= Out-of-market sports package =

Subscription package of televised sports events

In North America, an out-of-market sports package is a form of subscription television that broadcasts sporting events to areas where the events were unable to be seen by viewers on other broadcast and cable television networks due to the games not being broadcast in their local market.
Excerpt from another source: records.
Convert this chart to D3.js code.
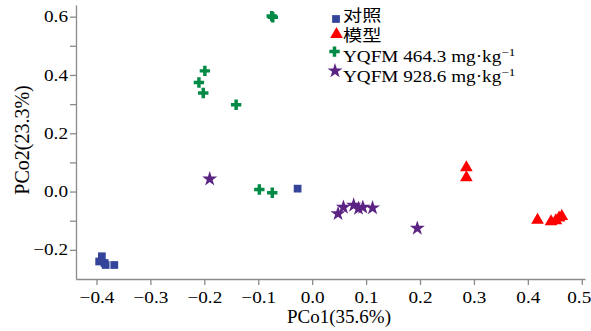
<!DOCTYPE html>
<html>
<head>
<meta charset="utf-8">
<script src="https://cdn.jsdelivr.net/npm/d3@7"></script>
<style>
  body { margin: 0; background: #fff; }
  text { font-family: "Liberation Serif", "Noto Sans CJK SC", serif; }
</style>
</head>
<body>
<div id="chart"></div>
<script>
// PCoA scores
const groups = ['对照', '模型', 'YQFM 464.3 mg·kg', 'YQFM 928.6 mg·kg'];

const controlX = [-0.390, -0.395, -0.385, -0.383, -0.367, -0.027];
const controlY = [-0.222, -0.240, -0.245, -0.252, -0.252, 0.010];

const modelX = [0.286, 0.286, 0.418, 0.443, 0.452, 0.458, 0.463];
const modelY = [0.082, 0.048, -0.098, -0.103, -0.100, -0.090, -0.085];

const lowX = [-0.075, -0.073, -0.199, -0.210, -0.202, -0.141, -0.098, -0.074];
const lowY = [0.602, 0.598, 0.414, 0.374, 0.338, 0.298, 0.007, -0.004];

const highX = [-0.190, 0.048, 0.058, 0.077, 0.086, 0.094, 0.112, 0.195];
const highY = [0.043, -0.076, -0.054, -0.047, -0.058, -0.054, -0.056, -0.126];

const xTicks = [-0.4, -0.3, -0.2, -0.1, 0.0, 0.1, 0.2, 0.3, 0.4, 0.5];
const yTicks = [-0.2, -0.1, 0.0, 0.1, 0.2, 0.3, 0.4, 0.5, 0.6];

const width = 591, height = 331;
const colors = ['#34449a', '#ff0000', '#008a45', '#5b2383'];
const shapes = [d3.symbolSquare, d3.symbolTriangle, d3.symbolCross, d3.symbolStar];
const sizes = [60, 70, 60, 70];
// the source figure is stretched sideways, so text is wider than tall
const sx = 1.2;
const stretch = `scale(${sx},1)`;

const svg = d3.select('#chart').append('svg')
    .attr('width', width)
    .attr('height', height);

const x = d3.scaleLinear().domain([-0.438, 0.506]).range([76, 585]);
const y = d3.scaleLinear().domain([-0.3, 0.64]).range([279, 5]);

const fmt = d3.format('.1f');

// x axis
const gx = svg.append('g')
    .attr('transform', `translate(0,${y(-0.3)})`)
    .call(d3.axisBottom(x).tickValues(xTicks).tickFormat(fmt).tickSize(6).tickSizeOuter(0));

// y axis, labels only on even ticks
const gy = svg.append('g')
    .attr('transform', `translate(${x(-0.438)},0)`)
    .call(d3.axisLeft(y).tickValues(yTicks)
        .tickFormat(d => Math.round(d * 10) % 2 === 0 ? fmt(d) : '')
        .tickSize(6).tickSizeOuter(0));

[gx, gy].forEach(g => {
    g.select('.domain').attr('stroke', '#8a8a8a').attr('stroke-width', 1.3);
    g.selectAll('.tick line').attr('stroke', '#8a8a8a').attr('stroke-width', 1.3);
    g.selectAll('.tick text')
        .attr('fill', '#000')
        .attr('transform', stretch)
        .style('font-size', '16px')
        .style('font-family', '"Liberation Serif", serif');
});
gx.selectAll('.tick text').attr('dy', '0.95em');
// last label sits against the right edge
gx.selectAll('.tick text').filter(d => d === 0.5).attr('x', -3 / sx);
gy.selectAll('.tick text').attr('x', -8 / sx);

// axis titles
svg.append('text')
    .attr('x', 339).attr('y', 323)
    .attr('text-anchor', 'middle')
    .style('font-size', '19px')
    .text('PCo1(35.6%)');

svg.append('text')
    .attr('transform', 'translate(29,140) rotate(-90)')
    .attr('text-anchor', 'middle')
    .style('font-size', '20px')
    .text('PCo2(23.3%)');

// points
const series = [
    [controlX, controlY],
    [modelX, modelY],
    [lowX, lowY],
    [highX, highY]
];

series.forEach(([xs, ys], i) => {
    svg.append('g').selectAll('path')
        .data(xs.map((v, j) => [v, ys[j]]))
        .enter()
        .append('path')
        .attr('d', d3.symbol().type(shapes[i]).size(sizes[i]))
        .attr('transform', d => `translate(${x(d[0])},${y(d[1])})`)
        .attr('fill', colors[i]);
});

// legend
const markerShift = [-2, -7, -10, -11];
const markerX = [336, 336.5, 334.5, 335];
groups.forEach((name, i) => {
    const base = 21 + i * 20.3;
    svg.append('path')
        .attr('d', d3.symbol().type(shapes[i]).size(sizes[i])())
        .attr('transform', `translate(${markerX[i]},${base + markerShift[i]})`)
        .attr('fill', colors[i]);
    const t = svg.append('text')
        .attr('transform', `translate(343,${base}) ${stretch}`)
        .style('font-size', '16px')
        .text(name);
    if (i >= 2) {
        t.append('tspan')
            .attr('dy', -6)
            .style('font-size', '11px')
            .text('−1');
    }
});
</script>
</body>
</html>
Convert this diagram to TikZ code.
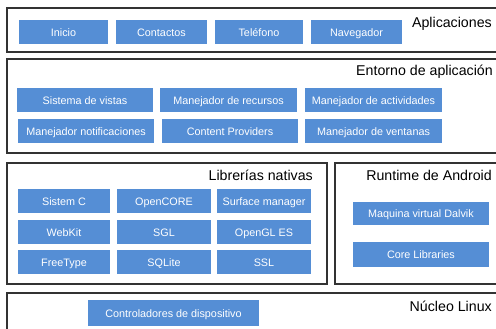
\documentclass[tikz,border=0pt]{standalone}
\usepackage{fontspec}
\setmainfont{Liberation Sans}
\definecolor{btn}{HTML}{558ED5}
\definecolor{frame}{HTML}{333333}
\begin{document}
\begin{tikzpicture}[x=1pt,y=-1pt,
  layer/.style={draw=frame,line width=1.3pt,fill=white},
  btnbox/.style={fill=btn,draw=none,text=white,font=\fontsize{10.8}{12}\selectfont,text height=0.85em,text depth=0em,inner sep=0pt},
  ttl/.style={font=\fontsize{14.2}{15}\selectfont,text=black,inner sep=0pt,text height=0.8em,text depth=0em}]
\useasboundingbox (0,0) rectangle (496,329);
\begin{scope}
\clip (0,0) rectangle (496,329);
% layer frames
\draw[layer] (7,8) rectangle (505,52);
\draw[layer] (7,59) rectangle (505,153);
\draw[layer] (7,163) rectangle (327,284);
\draw[layer] (335,163) rectangle (505,284);
\draw[layer] (7,293) rectangle (505,340);
\end{scope}
\newcommand{\btn}[6]{\fill[btn] (#2,#3) rectangle (#4,#5);
  \node[btnbox] (#1) at ({(#2+#4)/2},{(#3+#5)/2}) {#6};}
% Aplicaciones
\node[ttl,anchor=east] (tapp) at (492,24) {Aplicaciones};
\btn{inicio}{19}{20}{108}{44}{Inicio}
\btn{contactos}{116}{20}{207}{44}{Contactos}
\btn{telefono}{215}{20}{303}{44}{Teléfono}
\btn{navegador}{311}{20}{402}{44}{Navegador}
% Entorno
\node[ttl,anchor=east] (tent) at (493,72) {Entorno de aplicación};
\btn{vistas}{17}{88}{153}{112}{Sistema de vistas}
\btn{recursos}{160}{88}{297}{112}{Manejador de recursos}
\btn{actividades}{305}{88}{442}{112}{Manejador de actividades}
\btn{notif}{18}{119}{154}{143}{Manejador notificaciones}
\btn{content}{162}{119}{298}{143}{Content Providers}
\btn{ventanas}{305}{119}{442}{143}{Manejador de ventanas}
% Librerias
\node[ttl,anchor=east] (tlib) at (313,176) {Librerías nativas};
\btn{sistemc}{18}{189}{110}{213}{Sistem C}
\btn{opencore}{117}{189}{211}{213}{OpenCORE}
\btn{surface}{217}{189}{311}{213}{Surface manager}
\btn{webkit}{18}{220}{110}{244}{WebKit}
\btn{sgl}{117}{220}{211}{244}{SGL}
\btn{opengl}{217}{220}{311}{244}{OpenGL ES}
\btn{freetype}{18}{250}{110}{274}{FreeType}
\btn{sqlite}{117}{250}{211}{274}{SQLite}
\btn{ssl}{217}{250}{311}{274}{SSL}
% Runtime
\node[ttl,anchor=east] (trun) at (492,176) {Runtime de Android};
\btn{dalvik}{353}{202}{489}{225}{Maquina virtual Dalvik}
\btn{core}{353}{242}{489}{267}{Core Libraries}
% Nucleo
\node[ttl,anchor=east] (tnuc) at (492,307) {Núcleo Linux};
\btn{drivers}{88}{300}{259}{326}{Controladores de dispositivo}
\end{tikzpicture}
\end{document}
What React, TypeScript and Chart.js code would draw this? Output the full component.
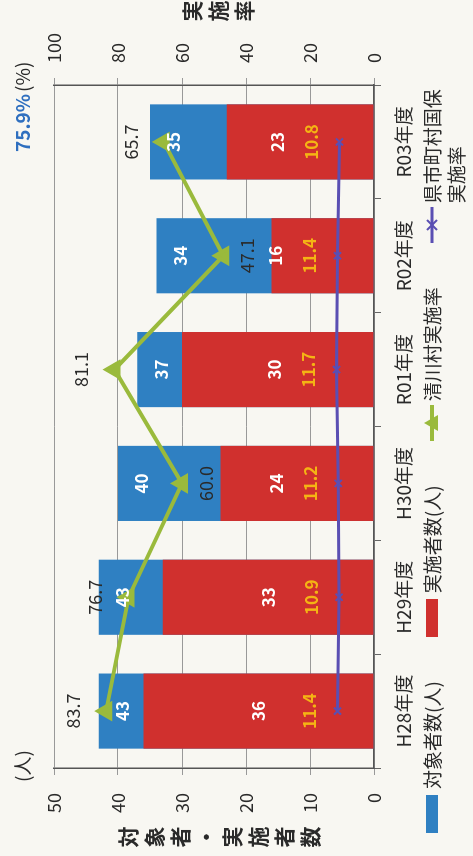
import React, { useEffect, useRef } from "react";
import { Chart, registerables } from "chart.js";

Chart.register(...registerables);

const categories = ["H28年度", "H29年度", "H30年度", "R01年度", "R02年度", "R03年度"];
const targetCounts = [43, 43, 40, 37, 34, 35];
const participantCounts = [36, 33, 24, 30, 16, 23];
const villageRates = [83.7, 76.7, 60.0, 81.1, 47.1, 65.7];
const prefectureRates = [11.4, 10.9, 11.2, 11.7, 11.4, 10.8];
const countTicks = [0, 10, 20, 30, 40, 50];
const rateTicks = [0, 20, 40, 60, 80, 100];
const villageLabelSide = ["above", "above", "below", "above", "below", "above"];

const FONT = "'Noto Sans CJK JP', 'Noto Sans', sans-serif";
const BLUE = "#2f80c2";
const RED = "#d0302e";
const GREEN = "#9aba3c";
const PURPLE = "#5a4fb3";
const YELLOW = "#f4b414";
const INK = "#2a2a2a";
const PAPER = "#f8f7f2";

export default function App() {
  const ref = useRef<HTMLCanvasElement>(null);

  useEffect(() => {
    const canvas = ref.current as HTMLCanvasElement;
    const labelPlugin = {
      id: "valueLabels",
      afterDatasetsDraw(chart: any) {
        const ctx = chart.ctx;
        const blue = chart.getDatasetMeta(0).data;
        const red = chart.getDatasetMeta(1).data;
        const green = chart.getDatasetMeta(2).data;
        const purple = chart.getDatasetMeta(3).data;
        ctx.save();
        ctx.textAlign = "center";
        ctx.textBaseline = "middle";
        ctx.font = `bold 17px ${FONT}`;
        ctx.fillStyle = "#ffffff";
        blue.forEach((bar: any, i: number) => {
          ctx.fillText(String(targetCounts[i]), bar.x, bar.y + 24);
        });
        red.forEach((bar: any, i: number) => {
          const center = (bar.y + bar.base) / 2;
          const y = Math.min(center, purple[i].y - 62);
          ctx.fillText(String(participantCounts[i]), bar.x, y);
        });
        ctx.fillStyle = YELLOW;
        purple.forEach((pt: any, i: number) => {
          ctx.fillText(prefectureRates[i].toFixed(1), pt.x, pt.y - 28);
        });
        ctx.font = `18px ${FONT}`;
        ctx.fillStyle = INK;
        green.forEach((pt: any, i: number) => {
          const y = villageLabelSide[i] === "above" ? pt.y - 33 : pt.y + 24;
          ctx.fillText(villageRates[i].toFixed(1), pt.x, y);
        });
        ctx.restore();
      },
    };

    const tickFont = { family: FONT, size: 18 };
    const chart = new Chart(canvas, {
      type: "bar",
      data: {
        labels: categories,
        datasets: [
          {
            type: "bar",
            label: "対象者数(人)",
            data: targetCounts,
            backgroundColor: BLUE,
            yAxisID: "y",
            order: 4,
            grouped: false,
            categoryPercentage: 0.66,
            barPercentage: 1,
          } as any,
          {
            type: "bar",
            label: "実施者数(人)",
            data: participantCounts,
            backgroundColor: RED,
            yAxisID: "y",
            order: 3,
            grouped: false,
            categoryPercentage: 0.66,
            barPercentage: 1,
          } as any,
          {
            type: "line",
            label: "清川村実施率",
            data: villageRates,
            borderColor: GREEN,
            backgroundColor: GREEN,
            borderWidth: 4,
            pointStyle: "triangle",
            pointRadius: 8,
            pointBackgroundColor: GREEN,
            pointBorderColor: GREEN,
            yAxisID: "y1",
            order: 1,
          } as any,
          {
            type: "line",
            label: "県市町村国保実施率",
            data: prefectureRates,
            borderColor: PURPLE,
            backgroundColor: PURPLE,
            borderWidth: 3,
            pointStyle: "crossRot",
            pointRadius: 5,
            pointBorderWidth: 2,
            pointBorderColor: PURPLE,
            yAxisID: "y1",
            order: 2,
          } as any,
        ],
      },
      options: {
        responsive: false,
        animation: false,
        devicePixelRatio: 1,
        layout: { padding: { top: 54, left: 0, right: 0, bottom: 0 } },
        plugins: { legend: { display: false }, tooltip: { enabled: false } },
        scales: {
          x: {
            grid: { offset: true, drawOnChartArea: false, tickLength: 7, color: "#666" },
            border: { display: true, color: "#555", width: 1.5 },
            ticks: { font: { family: FONT, size: 19 }, color: INK, padding: 11, maxRotation: 0, autoSkip: false },
            afterFit: (s: any) => {
              s.height = 99;
            },
          },
          y: {
            position: "left",
            min: 0,
            max: 50,
            afterBuildTicks: (s: any) => {
              s.ticks = countTicks.map((v) => ({ value: v }));
            },
            ticks: { font: tickFont, color: INK, padding: 18 },
            grid: { color: "#999", tickLength: 7, lineWidth: 1 },
            border: { display: true, color: "#555", width: 1.5 },
            afterFit: (s: any) => {
              s.width = 88;
            },
          },
          y1: {
            position: "right",
            min: 0,
            max: 100,
            afterBuildTicks: (s: any) => {
              s.ticks = rateTicks.map((v) => ({ value: v }));
            },
            ticks: { font: tickFont, color: INK, padding: 15 },
            grid: { drawOnChartArea: false, tickLength: 7, color: "#999" },
            border: { display: true, color: "#555", width: 1.5 },
            afterFit: (s: any) => {
              s.width = 85;
            },
          },
        },
      } as any,
      plugins: [labelPlugin],
    });
    return () => chart.destroy();
  }, []);

  const legendText: React.CSSProperties = {
    fontFamily: FONT,
    fontSize: 19,
    lineHeight: "24px",
    color: INK,
    whiteSpace: "nowrap",
  };
  const box = (color: string) => (
    <div style={{ width: 38, height: 12, background: color, marginTop: 6, marginRight: 6, flex: "none" }} />
  );

  return (
    <div
      style={{
        position: "absolute",
        left: 0,
        top: 0,
        width: 856,
        height: 473,
        transformOrigin: "0 0",
        transform: "translate(0px, 856px) rotate(-90deg)",
        background: PAPER,
        overflow: "hidden",
      }}
    >
      <canvas ref={ref} width={856} height={473} style={{ position: "absolute", left: 0, top: 0 }} />
      <div
        style={{
          position: "absolute",
          left: 4,
          top: 118,
          writingMode: "vertical-rl",
          textOrientation: "upright",
          fontFamily: FONT,
          fontWeight: 700,
          fontSize: 21,
          letterSpacing: 5,
          color: INK,
        }}
      >
        対象者・実施者数
      </div>
      <div style={{ position: "absolute", left: 74, top: 8, fontFamily: FONT, fontSize: 19, color: INK }}>(人)</div>
      <div style={{ position: "absolute", left: 704, top: 8, fontFamily: FONT, fontSize: 19, fontWeight: 700, color: "#2f6fbf" }}>
        75.9%
      </div>
      <div style={{ position: "absolute", left: 764, top: 8, fontFamily: FONT, fontSize: 19, color: INK }}>(%)</div>
      <div
        style={{
          position: "absolute",
          left: 830,
          top: 182,
          writingMode: "vertical-rl",
          textOrientation: "upright",
          fontFamily: FONT,
          fontWeight: 700,
          fontSize: 21,
          letterSpacing: 5,
          color: INK,
        }}
      >
        実施率
      </div>
      <div style={{ position: "absolute", left: 23, top: 420, display: "flex", alignItems: "flex-start", gap: 44 }}>
        <div style={{ display: "flex", alignItems: "flex-start" }}>
          {box(BLUE)}
          <span style={legendText}>対象者数(人)</span>
        </div>
        <div style={{ display: "flex", alignItems: "flex-start" }}>
          {box(RED)}
          <span style={legendText}>実施者数(人)</span>
        </div>
        <div style={{ display: "flex", alignItems: "flex-start" }}>
          <svg width={36} height={24} style={{ marginRight: 4, flex: "none" }}>
            <line x1={0} y1={12} x2={36} y2={12} stroke={GREEN} strokeWidth={4} />
            <polygon points="18,4 26,18 10,18" fill={GREEN} />
          </svg>
          <span style={legendText}>清川村実施率</span>
        </div>
        <div style={{ display: "flex", alignItems: "flex-start" }}>
          <svg width={36} height={24} style={{ marginRight: 4, flex: "none" }}>
            <line x1={0} y1={12} x2={36} y2={12} stroke={PURPLE} strokeWidth={3} />
            <line x1={13} y1={7} x2={23} y2={17} stroke={PURPLE} strokeWidth={2} />
            <line x1={23} y1={7} x2={13} y2={17} stroke={PURPLE} strokeWidth={2} />
          </svg>
          <span style={legendText}>
            県市町村国保
            <br />
            実施率
          </span>
        </div>
      </div>
    </div>
  );
}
Many leagues with major television contracts establish elaborate rules regarding which games are broadcast in different regions (with local teams usually getting preference). For viewers who prefer to see a game other than the one being locally broadcast in their designated market area, the out-of-market package provides additional options.

==Packages==
===Cable, satellite, streaming===
- MLB Extra Innings - Available to DirecTV and most digital cable providers. Provides full access to MLB.tv
- MLS Season Pass - Exclusive to Apple TV for residential and mobile accounts, exclusive to DirecTV for business accounts. No in market blackouts.
- NBA League Pass - Available to DISH, Dish Network and most digital cable providers.
- NFL Sunday Ticket - Exclusive to YouTube for residential and mobile accounts*, available to DirecTV for business accounts.
- NHL Center Ice - Available to DirecTV, DISH Network and most digital cable providers

^{*} NFL Sunday Ticket is exclusive to YouTube in the United States, but in other countries (most notably Canada) it is available more broadly, on several cable providers.

===Internet===
Internet sports packages are primarily marketed directly to consumers and not through cable or satellite providers. Current Internet television and radio subscription or pay-per-view services include:
- ESPN+ (also exclusive to DirecTV for business accounts)
- MLB.tv
  - MLB.com Gameday Audio
- MiLB.tv
- NFL+
- NHL Live (Canada, marketed and distributed by Rogers Communications through the 2025-26 NHL season); NHL package in the United States is part of ESPN+
- NBA League Pass Broadband
- Peacock, for NBC Sports events, including the Premier League and the Olympic Games
- UFC Fight Pass
- WNBA League Pass
- WWE Network; in the United States, is part of Peacock

Major League Baseball and the National Football League are the only professional sports leagues to black out local affiliates' internet radio feeds. Ironically, while the NFL charges money for radio feeds, it sells the Internet television rights to other networks that make those games available online for free, the opposite model of the other U.S cities major sports leagues.